Short task: Your task is to quote the listing below exactly, beginning with its first line and ending on the line bearing "time while keeping".

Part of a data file
<<<<

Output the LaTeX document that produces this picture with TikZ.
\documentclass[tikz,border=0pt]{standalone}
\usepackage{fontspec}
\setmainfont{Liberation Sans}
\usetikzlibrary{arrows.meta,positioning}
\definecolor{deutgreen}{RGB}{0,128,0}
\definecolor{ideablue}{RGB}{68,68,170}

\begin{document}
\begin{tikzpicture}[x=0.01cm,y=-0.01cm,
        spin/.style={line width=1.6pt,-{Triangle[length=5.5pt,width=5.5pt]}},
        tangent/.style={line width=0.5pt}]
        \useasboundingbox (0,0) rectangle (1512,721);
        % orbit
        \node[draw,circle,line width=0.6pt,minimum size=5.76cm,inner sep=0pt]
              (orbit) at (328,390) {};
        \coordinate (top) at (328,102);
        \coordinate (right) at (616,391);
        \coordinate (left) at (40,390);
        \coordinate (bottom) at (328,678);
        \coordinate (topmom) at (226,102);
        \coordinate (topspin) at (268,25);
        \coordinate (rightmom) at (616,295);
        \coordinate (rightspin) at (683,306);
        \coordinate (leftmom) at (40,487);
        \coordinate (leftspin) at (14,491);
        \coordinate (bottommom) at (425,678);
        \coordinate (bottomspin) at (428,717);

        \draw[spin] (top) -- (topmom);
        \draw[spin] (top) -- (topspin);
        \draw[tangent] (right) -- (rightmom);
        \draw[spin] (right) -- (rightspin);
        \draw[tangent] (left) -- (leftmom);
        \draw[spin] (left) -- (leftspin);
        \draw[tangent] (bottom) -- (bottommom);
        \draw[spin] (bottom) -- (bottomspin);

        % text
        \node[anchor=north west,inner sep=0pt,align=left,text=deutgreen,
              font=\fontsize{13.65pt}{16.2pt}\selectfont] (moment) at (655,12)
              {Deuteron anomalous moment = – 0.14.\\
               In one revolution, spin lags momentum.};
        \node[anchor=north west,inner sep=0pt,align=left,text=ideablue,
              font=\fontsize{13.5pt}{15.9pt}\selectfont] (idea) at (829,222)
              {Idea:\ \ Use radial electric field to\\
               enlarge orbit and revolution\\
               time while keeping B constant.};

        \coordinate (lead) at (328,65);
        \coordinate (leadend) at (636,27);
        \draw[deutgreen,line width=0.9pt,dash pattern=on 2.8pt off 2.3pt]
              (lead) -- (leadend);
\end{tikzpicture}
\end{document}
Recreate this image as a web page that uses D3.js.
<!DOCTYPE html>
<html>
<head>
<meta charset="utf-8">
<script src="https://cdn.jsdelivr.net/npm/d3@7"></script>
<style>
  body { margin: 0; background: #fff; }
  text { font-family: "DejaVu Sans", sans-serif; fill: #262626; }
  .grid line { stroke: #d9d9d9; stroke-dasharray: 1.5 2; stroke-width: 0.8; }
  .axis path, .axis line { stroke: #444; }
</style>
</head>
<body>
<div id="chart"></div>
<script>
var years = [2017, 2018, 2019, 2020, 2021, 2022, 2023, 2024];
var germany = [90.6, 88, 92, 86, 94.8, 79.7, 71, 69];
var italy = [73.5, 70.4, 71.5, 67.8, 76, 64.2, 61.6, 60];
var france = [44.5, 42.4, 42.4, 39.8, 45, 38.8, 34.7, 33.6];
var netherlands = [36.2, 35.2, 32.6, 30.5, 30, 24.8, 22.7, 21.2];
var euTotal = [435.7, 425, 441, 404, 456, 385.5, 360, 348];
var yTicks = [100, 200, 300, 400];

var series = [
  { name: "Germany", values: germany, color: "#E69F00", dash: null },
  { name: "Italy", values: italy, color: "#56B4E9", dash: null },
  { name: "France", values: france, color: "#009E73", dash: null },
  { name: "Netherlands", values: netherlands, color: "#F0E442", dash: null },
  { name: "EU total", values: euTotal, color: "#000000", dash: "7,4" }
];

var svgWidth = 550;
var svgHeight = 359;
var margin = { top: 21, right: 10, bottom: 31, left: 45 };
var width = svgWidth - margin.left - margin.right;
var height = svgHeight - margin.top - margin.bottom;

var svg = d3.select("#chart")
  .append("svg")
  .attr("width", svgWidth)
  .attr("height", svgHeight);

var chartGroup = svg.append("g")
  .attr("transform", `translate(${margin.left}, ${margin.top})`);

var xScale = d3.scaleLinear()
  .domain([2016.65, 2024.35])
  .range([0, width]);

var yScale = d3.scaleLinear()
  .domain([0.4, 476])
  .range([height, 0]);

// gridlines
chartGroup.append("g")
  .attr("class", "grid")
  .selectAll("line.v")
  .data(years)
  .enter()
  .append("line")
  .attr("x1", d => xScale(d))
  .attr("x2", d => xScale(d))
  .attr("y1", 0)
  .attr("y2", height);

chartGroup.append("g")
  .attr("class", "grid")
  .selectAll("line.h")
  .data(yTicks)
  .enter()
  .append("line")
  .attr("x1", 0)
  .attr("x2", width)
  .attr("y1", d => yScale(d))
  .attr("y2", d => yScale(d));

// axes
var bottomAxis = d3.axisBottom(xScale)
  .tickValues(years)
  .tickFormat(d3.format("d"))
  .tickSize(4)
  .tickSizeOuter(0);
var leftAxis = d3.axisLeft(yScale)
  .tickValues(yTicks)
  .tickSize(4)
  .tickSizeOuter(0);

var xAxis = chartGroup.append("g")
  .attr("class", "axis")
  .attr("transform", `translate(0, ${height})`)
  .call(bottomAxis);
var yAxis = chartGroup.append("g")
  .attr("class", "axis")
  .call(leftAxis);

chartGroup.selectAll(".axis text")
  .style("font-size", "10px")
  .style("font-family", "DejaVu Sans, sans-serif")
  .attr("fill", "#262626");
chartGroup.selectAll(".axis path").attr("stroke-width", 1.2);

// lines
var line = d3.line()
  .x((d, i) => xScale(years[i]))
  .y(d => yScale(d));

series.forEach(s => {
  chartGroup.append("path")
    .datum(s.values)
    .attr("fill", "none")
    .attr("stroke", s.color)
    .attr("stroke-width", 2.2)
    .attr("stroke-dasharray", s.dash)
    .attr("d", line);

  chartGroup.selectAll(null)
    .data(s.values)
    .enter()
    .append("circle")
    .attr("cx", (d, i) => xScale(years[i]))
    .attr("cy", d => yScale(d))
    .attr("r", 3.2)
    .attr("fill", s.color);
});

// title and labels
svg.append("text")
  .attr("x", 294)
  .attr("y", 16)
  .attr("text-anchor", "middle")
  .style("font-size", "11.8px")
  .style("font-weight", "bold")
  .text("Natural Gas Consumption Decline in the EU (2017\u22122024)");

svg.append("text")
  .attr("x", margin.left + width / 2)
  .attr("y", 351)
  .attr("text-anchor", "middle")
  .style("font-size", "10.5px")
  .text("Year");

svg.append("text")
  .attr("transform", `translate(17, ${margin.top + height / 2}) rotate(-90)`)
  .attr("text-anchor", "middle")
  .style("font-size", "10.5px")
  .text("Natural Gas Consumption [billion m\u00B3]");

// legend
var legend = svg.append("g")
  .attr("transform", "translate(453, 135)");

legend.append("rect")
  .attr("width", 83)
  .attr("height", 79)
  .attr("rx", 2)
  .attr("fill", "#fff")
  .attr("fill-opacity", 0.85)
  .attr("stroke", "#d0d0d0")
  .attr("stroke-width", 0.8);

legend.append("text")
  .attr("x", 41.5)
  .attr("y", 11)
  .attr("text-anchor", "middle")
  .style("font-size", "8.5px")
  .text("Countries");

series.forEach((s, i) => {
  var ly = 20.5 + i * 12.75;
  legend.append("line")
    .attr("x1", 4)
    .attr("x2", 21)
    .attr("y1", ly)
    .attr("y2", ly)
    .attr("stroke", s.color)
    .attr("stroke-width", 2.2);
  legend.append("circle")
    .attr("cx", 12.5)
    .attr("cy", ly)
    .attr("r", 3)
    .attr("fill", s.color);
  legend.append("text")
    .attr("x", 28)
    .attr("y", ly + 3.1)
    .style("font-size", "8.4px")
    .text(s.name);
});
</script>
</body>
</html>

>>>>

Problem solution:
Output the LaTeX document that produces this picture with TikZ.
\documentclass[tikz,border=0pt]{standalone}
\usepackage{fontspec}
\setmainfont{Liberation Sans}
\usetikzlibrary{arrows.meta,positioning}
\definecolor{deutgreen}{RGB}{0,128,0}
\definecolor{ideablue}{RGB}{68,68,170}

\begin{document}
\begin{tikzpicture}[x=0.01cm,y=-0.01cm,
        spin/.style={line width=1.6pt,-{Triangle[length=5.5pt,width=5.5pt]}},
        tangent/.style={line width=0.5pt}]
        \useasboundingbox (0,0) rectangle (1512,721);
        % orbit
        \node[draw,circle,line width=0.6pt,minimum size=5.76cm,inner sep=0pt]
              (orbit) at (328,390) {};
        \coordinate (top) at (328,102);
        \coordinate (right) at (616,391);
        \coordinate (left) at (40,390);
        \coordinate (bottom) at (328,678);
        \coordinate (topmom) at (226,102);
        \coordinate (topspin) at (268,25);
        \coordinate (rightmom) at (616,295);
        \coordinate (rightspin) at (683,306);
        \coordinate (leftmom) at (40,487);
        \coordinate (leftspin) at (14,491);
        \coordinate (bottommom) at (425,678);
        \coordinate (bottomspin) at (428,717);

        \draw[spin] (top) -- (topmom);
        \draw[spin] (top) -- (topspin);
        \draw[tangent] (right) -- (rightmom);
        \draw[spin] (right) -- (rightspin);
        \draw[tangent] (left) -- (leftmom);
        \draw[spin] (left) -- (leftspin);
        \draw[tangent] (bottom) -- (bottommom);
        \draw[spin] (bottom) -- (bottomspin);

        % text
        \node[anchor=north west,inner sep=0pt,align=left,text=deutgreen,
              font=\fontsize{13.65pt}{16.2pt}\selectfont] (moment) at (655,12)
              {Deuteron anomalous moment = – 0.14.\\
               In one revolution, spin lags momentum.};
        \node[anchor=north west,inner sep=0pt,align=left,text=ideablue,
              font=\fontsize{13.5pt}{15.9pt}\selectfont] (idea) at (829,222)
              {Idea:\ \ Use radial electric field to\\
               enlarge orbit and revolution\\
               time while keeping B constant.};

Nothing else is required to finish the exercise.